New Zealand is concerned about non-native pests such as rats and possums are killing their birds iStock

New Zealand is planning on becoming the first country in the world to kill all pests such as rats as part of its plans to be predator free by 2050. Announcing the "ambitious" scheme , New Zealand prime minister John Key said that non-native pests such as rats, possums and stoats kill around 25 million of the country's native birds every year, as well as targeting other native species such as lizards.

Key added that these pests also threaten New Zealand's environment and its economy and primary sector, with their economic cost estimated to be around NZ$.3.3bn (£1.76bn, US$2.31bn) every year.

Key said: "While once the greatest threat to our native wildlife was poaching and deforestation it is now introduced predators. That's why we have adopted this goal. Our ambition is that by 2050 every single part of New Zealand will be completely free of rats, stoats and possums.

"This is the most ambitious conservation project attempted anywhere in the world, but we believe if we all work together as a country we can achieve it."

New Zealand's government already invests around NZ$60m to NZ$80m a year in pest control every year, will millions more also invested by the private sector. The government has now announced a new NZ$28m joint venture company called Predator Free New Zealand Limited to drive the programme alongside the private sector.
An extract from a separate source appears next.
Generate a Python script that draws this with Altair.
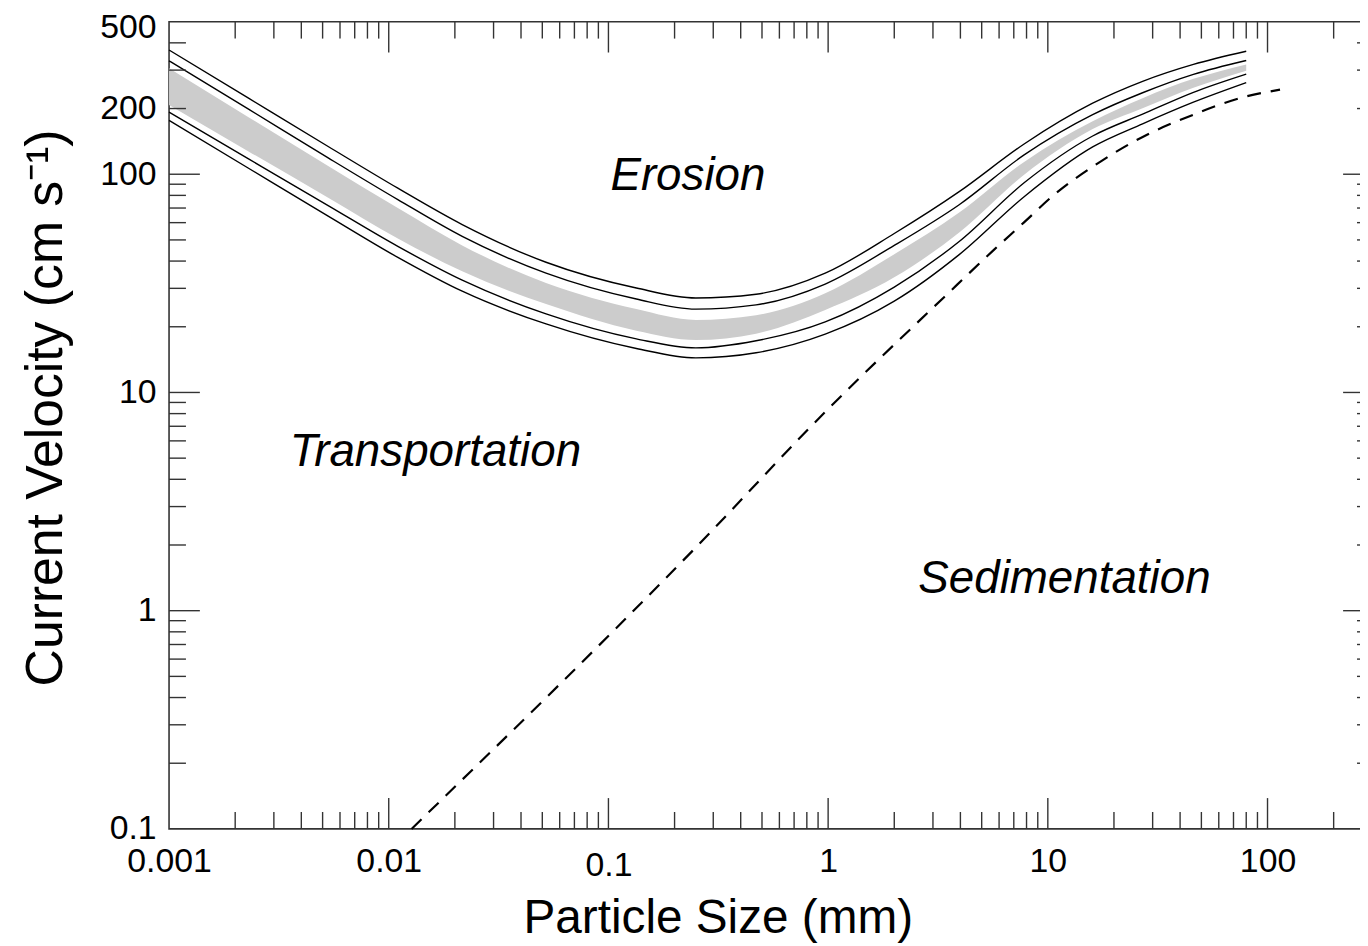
import altair as alt
import pandas as pd

# ---- data (Hjulström-type diagram) ----
size_mm = [0.001, 0.0023, 0.0053, 0.011, 0.0216, 0.052, 0.134, 0.25, 0.47, 0.97,
           2.0, 3.95, 7.8, 16, 27, 46, 80]
upper_outer = [371, 223, 134, 86.3, 58.8, 39.5, 30.1, 27.1, 28.2, 35.2,
               53.5, 83.2, 137.6, 211.5, 266.5, 318.6, 366]
upper_inner = [331, 198.7, 118.8, 76.5, 51.9, 35.2, 26.8, 24.1, 25.2, 31.4,
               47.2, 72.5, 122.6, 187.5, 236.2, 286.8, 332]
band_top = [306, 182.6, 109.2, 70, 47.2, 31.7, 24.1, 21.5, 22.6, 28.5,
            43.0, 66.7, 113.9, 175, 223, 273.5, 318.6]
band_bottom = [207.8, 127.2, 78.1, 50.8, 35.9, 25.4, 19.2, 17.4, 18.6, 23.9,
               33.7, 54.1, 99.4, 161, 200.7, 248.9, 298]
lower_inner = [192.5, 117.6, 71.8, 46.7, 32.7, 22.9, 17.6, 16.0, 17.25, 21.05,
               30.4, 49.2, 91.4, 149.7, 188.5, 237.4, 287.6]
lower_outer = [176.4, 106.5, 64.3, 41.6, 29.1, 20.6, 15.9, 14.4, 15.2, 18.5,
               26.2, 42.8, 78.9, 133.4, 170.2, 213.8, 262.8]

settle_size = [0.0127, 0.25, 1.0, 3.38, 5.68, 7.77, 10.6, 17.3, 28, 45.7, 77, 114]
settle_vel = [0.1, 1.95, 8.4, 27.4, 45, 60, 80, 114, 151, 187, 225, 244]

region_labels = ["Erosion", "Transportation", "Sedimentation"]
region_x = [0.23, 0.0163, 11.9]
region_y = [98.4, 5.32, 1.39]

x_label_values = [0.001, 0.01, 0.1, 1, 10, 100]
y_label_values = [0.1, 1, 10, 100, 200, 500]

x_major_ticks = [0.01, 0.1, 1, 10, 100]
x_minor_ticks = [0.002, 0.003, 0.004, 0.005, 0.006, 0.007, 0.008, 0.009,
                 0.02, 0.03, 0.04, 0.05, 0.06, 0.07, 0.08, 0.09,
                 0.2, 0.3, 0.4, 0.5, 0.6, 0.7, 0.8, 0.9,
                 2, 3, 4, 5, 6, 7, 8, 9,
                 20, 30, 40, 50, 60, 70, 80, 90,
                 200, 300]
y_major_ticks = [1, 10, 100]
y_minor_ticks = [0.2, 0.3, 0.4, 0.5, 0.6, 0.7, 0.8, 0.9,
                 2, 3, 4, 5, 6, 7, 8, 9,
                 20, 30, 40, 50, 60, 70, 80, 90,
                 200, 300, 400]

# ---- layout ----
W, H = 1212, 812
FONT = "Liberation Sans"
MAJOR, MINOR = 31, 17
TICK_COLOR = "#333333"

xs = alt.Scale(type="log", domain=[0.001, 305], nice=False)
ys = alt.Scale(type="log", domain=[0.1, 500], nice=False)

curves = pd.DataFrame({
    "size": size_mm,
    "upper_outer": upper_outer,
    "upper_inner": upper_inner,
    "band_top": band_top,
    "band_bottom": band_bottom,
    "lower_inner": lower_inner,
    "lower_outer": lower_outer,
})
long = curves.melt(id_vars="size",
                   value_vars=["upper_outer", "upper_inner", "lower_inner", "lower_outer"],
                   var_name="curve", value_name="vel")
settle = pd.DataFrame({"size": settle_size, "vel": settle_vel})
regions = pd.DataFrame({"label": region_labels, "x": region_x, "y": region_y})

x_axis = alt.Axis(values=x_label_values, format="~g", ticks=False, domain=False, grid=False,
                  labelFont=FONT, labelFontSize=34, labelColor="black",
                  labelPadding={"condition": {"test": "datum.value == 0.1", "value": 20}, "value": 16},
                  labelFlush=False, labelOverlap=False,
                  title="Particle Size (mm)", titleFont=FONT, titleFontSize=48,
                  titleFontWeight="normal", titleColor="black",
                  titleX=552, titleY=104, titleAlign="center", titleBaseline="alphabetic")
y_axis = alt.Axis(values=y_label_values, format="~g", ticks=False, domain=False, grid=False,
                  labelFont=FONT, labelFontSize=34, labelColor="black", labelPadding=13,
                  labelOffset={"condition": {"test": "datum.value == 500", "value": 6}, "value": 0},
                  labelOverlap=False,
                  title="Current Velocity (cm s\u207b\u00b9)", titleFont=FONT, titleFontSize=52,
                  titleFontWeight="normal", titleColor="black", titleAngle=270,
                  titleX=-108, titleY=388, titleAlign="center", titleBaseline="alphabetic")


def X(field):
    return alt.X(field, scale=xs, axis=x_axis)


def Y(field):
    return alt.Y(field, scale=ys, axis=y_axis)


band = alt.Chart(curves).mark_area(color="#cccccc", interpolate="monotone").encode(
    x=X("size:Q"), y=Y("band_top:Q"), y2="band_bottom:Q",
)

lines = alt.Chart(long).mark_line(color="black", strokeWidth=1.4, interpolate="monotone").encode(
    x=X("size:Q"), y=Y("vel:Q"), detail="curve:N",
)

dashed = alt.Chart(settle).mark_line(color="black", strokeWidth=2.2, strokeDash=[14, 10],
                                     interpolate="monotone").encode(
    x=X("size:Q"), y=Y("vel:Q"),
)

texts = alt.Chart(regions).mark_text(font=FONT, fontSize=46, fontStyle="italic",
                                     align="center", baseline="middle", color="black").encode(
    x=X("x:Q"), y=Y("y:Q"), text="label:N",
)


def xticks(vals, length):
    df = pd.DataFrame({"v": vals})
    base = alt.Chart(df).mark_rule(color=TICK_COLOR, strokeWidth=1.4)
    bottom = base.encode(x=X("v:Q"), y=alt.value(H), y2=alt.value(H - length))
    top = base.encode(x=X("v:Q"), y=alt.value(0), y2=alt.value(length))
    return [bottom, top]


def yticks(vals, length):
    df = pd.DataFrame({"v": vals})
    base = alt.Chart(df).mark_rule(color=TICK_COLOR, strokeWidth=1.4)
    left = base.encode(y=Y("v:Q"), x=alt.value(0), x2=alt.value(length))
    right = base.encode(y=Y("v:Q"), x=alt.value(W), x2=alt.value(W - length))
    return [left, right]


tick_layers = (xticks(x_major_ticks, MAJOR) + xticks(x_minor_ticks, MINOR)
               + yticks(y_major_ticks, MAJOR) + yticks(y_minor_ticks, MINOR))

chart = alt.layer(band, lines, dashed, texts, *tick_layers).properties(
    width=W, height=H,
    autosize=alt.AutoSizeParams(type="none"),
    padding={"left": 162, "top": 11, "right": -14, "bottom": 115},
).configure_view(stroke="#333333", strokeWidth=1.6)

chart.save("out.html", embed_options={"renderer": "svg", "actions": False})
A Government spokesperson confirmed: "Predator Free New Zealand Limited will be responsible for identifying large, high value predator control projects and attracting co-investors to boost their scale and success."

Key added: "This ambitious project is the latest step in the National-led Government's commitment to protecting our environment. We are committed to its sustainable management and our track record speaks for itself.

"This includes the decision to establish the world's largest fully protected ocean sanctuary in the Kermadecs, better protection in our territorial sea and our efforts to improve the quality of our fresh waterways.

"We know the goal we have announced is ambitious but we are ambitious for New Zealand. And we know we can do it because we have shown time and again what can be achieved when New Zealanders come together with the ambition, willpower and wherewithal to make things happen."